Task objective
Show every line in the records below that contains the word "this".

Task data
----------------

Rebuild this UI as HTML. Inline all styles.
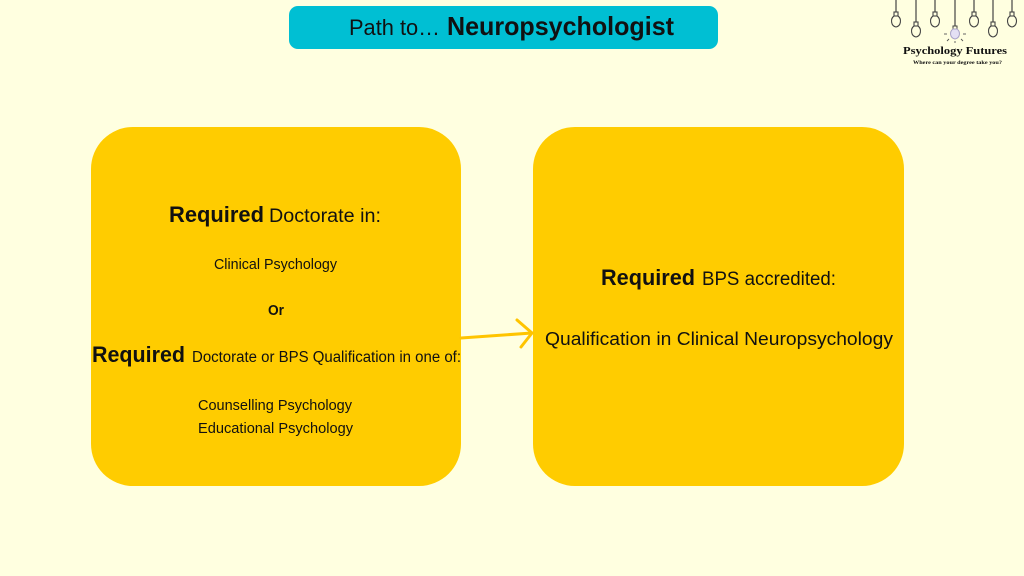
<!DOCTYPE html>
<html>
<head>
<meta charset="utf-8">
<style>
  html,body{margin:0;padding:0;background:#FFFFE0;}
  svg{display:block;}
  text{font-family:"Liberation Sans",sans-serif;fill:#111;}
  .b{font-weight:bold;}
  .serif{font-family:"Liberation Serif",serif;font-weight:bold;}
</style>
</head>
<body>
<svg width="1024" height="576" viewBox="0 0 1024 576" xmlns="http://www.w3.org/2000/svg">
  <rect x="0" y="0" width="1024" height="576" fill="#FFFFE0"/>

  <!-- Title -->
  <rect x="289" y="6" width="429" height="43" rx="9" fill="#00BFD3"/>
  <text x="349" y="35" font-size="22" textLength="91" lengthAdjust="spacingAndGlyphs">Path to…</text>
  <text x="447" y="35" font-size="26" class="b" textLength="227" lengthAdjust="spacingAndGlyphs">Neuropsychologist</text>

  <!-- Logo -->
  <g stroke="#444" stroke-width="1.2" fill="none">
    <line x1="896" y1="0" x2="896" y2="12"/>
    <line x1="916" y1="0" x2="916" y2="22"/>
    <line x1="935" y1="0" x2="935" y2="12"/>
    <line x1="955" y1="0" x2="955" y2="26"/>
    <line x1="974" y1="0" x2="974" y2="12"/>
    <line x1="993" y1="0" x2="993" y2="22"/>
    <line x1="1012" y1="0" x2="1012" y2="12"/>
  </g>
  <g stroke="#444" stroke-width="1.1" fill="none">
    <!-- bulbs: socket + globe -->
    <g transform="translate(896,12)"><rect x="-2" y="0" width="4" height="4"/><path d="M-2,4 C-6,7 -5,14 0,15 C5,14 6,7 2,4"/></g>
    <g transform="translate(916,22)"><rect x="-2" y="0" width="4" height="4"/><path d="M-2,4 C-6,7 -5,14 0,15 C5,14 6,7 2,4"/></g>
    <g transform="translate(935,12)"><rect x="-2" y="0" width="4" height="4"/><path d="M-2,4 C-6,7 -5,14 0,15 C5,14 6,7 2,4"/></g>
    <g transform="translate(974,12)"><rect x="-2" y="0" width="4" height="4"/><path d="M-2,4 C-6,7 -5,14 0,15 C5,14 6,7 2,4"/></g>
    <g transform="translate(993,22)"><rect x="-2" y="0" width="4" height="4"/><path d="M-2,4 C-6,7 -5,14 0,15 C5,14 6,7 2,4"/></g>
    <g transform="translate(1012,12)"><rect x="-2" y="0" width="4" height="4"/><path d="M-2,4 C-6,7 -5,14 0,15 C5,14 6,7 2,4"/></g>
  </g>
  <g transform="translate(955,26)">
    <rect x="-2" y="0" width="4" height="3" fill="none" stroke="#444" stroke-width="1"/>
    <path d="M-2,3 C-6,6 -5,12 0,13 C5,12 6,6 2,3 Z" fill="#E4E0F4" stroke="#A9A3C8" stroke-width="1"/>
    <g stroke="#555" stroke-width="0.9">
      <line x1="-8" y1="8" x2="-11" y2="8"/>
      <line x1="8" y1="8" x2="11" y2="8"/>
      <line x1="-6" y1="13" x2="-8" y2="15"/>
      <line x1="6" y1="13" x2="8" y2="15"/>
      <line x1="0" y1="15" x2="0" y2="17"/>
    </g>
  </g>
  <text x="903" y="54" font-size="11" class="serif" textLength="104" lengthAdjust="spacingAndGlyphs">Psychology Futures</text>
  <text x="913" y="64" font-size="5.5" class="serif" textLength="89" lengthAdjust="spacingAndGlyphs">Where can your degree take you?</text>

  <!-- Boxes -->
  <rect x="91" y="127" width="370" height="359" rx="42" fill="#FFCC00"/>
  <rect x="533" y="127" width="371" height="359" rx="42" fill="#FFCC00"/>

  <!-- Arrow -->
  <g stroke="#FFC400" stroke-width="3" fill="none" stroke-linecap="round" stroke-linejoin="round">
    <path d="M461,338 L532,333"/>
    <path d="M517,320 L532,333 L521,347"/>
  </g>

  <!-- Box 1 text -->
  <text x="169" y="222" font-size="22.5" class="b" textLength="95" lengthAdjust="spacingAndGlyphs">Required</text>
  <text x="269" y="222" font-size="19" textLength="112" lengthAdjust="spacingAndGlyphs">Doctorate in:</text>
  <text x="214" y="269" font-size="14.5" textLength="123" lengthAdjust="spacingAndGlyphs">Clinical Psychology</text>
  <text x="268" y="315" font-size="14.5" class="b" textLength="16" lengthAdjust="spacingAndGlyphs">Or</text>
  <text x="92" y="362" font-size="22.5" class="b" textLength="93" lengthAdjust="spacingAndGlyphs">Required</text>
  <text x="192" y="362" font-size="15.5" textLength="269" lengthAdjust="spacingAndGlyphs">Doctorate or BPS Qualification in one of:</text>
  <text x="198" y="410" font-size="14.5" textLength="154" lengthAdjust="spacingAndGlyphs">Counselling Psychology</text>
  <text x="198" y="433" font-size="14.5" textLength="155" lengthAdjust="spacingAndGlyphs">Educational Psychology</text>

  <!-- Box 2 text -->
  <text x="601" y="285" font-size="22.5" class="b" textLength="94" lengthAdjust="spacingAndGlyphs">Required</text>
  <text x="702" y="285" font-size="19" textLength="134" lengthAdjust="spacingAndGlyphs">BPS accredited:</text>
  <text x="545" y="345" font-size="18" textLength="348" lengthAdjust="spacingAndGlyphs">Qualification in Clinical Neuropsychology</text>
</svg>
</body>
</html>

----------------

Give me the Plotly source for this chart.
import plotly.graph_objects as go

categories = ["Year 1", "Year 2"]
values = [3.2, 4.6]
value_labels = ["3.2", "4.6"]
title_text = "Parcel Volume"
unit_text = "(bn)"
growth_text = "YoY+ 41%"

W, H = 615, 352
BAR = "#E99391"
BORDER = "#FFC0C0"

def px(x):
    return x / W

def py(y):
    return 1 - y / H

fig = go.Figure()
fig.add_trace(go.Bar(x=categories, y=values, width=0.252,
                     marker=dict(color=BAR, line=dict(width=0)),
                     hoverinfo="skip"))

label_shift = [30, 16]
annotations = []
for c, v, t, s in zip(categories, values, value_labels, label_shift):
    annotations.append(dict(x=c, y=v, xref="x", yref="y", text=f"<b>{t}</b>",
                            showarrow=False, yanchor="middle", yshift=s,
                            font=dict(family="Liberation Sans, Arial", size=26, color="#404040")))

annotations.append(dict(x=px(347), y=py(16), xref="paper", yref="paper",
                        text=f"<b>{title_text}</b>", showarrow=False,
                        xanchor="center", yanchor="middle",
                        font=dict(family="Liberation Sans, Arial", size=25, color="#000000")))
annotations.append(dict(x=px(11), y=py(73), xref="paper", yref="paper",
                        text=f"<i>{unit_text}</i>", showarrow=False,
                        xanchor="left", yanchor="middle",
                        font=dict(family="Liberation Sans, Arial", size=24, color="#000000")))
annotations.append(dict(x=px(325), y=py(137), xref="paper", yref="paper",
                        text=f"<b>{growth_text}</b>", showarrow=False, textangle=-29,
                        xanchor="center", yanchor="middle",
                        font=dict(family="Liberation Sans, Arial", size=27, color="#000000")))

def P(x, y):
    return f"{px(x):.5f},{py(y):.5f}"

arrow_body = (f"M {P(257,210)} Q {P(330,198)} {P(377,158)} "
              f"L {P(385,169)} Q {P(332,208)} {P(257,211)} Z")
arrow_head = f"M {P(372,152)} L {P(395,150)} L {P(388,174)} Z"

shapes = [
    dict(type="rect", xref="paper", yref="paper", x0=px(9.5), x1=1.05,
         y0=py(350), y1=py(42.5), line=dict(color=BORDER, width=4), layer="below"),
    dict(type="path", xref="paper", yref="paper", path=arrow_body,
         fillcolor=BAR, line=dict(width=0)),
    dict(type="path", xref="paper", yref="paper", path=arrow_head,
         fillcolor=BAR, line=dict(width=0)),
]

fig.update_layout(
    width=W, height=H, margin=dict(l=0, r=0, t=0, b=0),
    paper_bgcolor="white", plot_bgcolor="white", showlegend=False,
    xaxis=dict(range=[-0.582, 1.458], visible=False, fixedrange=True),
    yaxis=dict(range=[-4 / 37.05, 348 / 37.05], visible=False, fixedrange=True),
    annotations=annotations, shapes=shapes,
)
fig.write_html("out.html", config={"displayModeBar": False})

----------------

Answer to the problem
Rebuild this UI as HTML. Inline all styles.
Give me the Plotly source for this chart.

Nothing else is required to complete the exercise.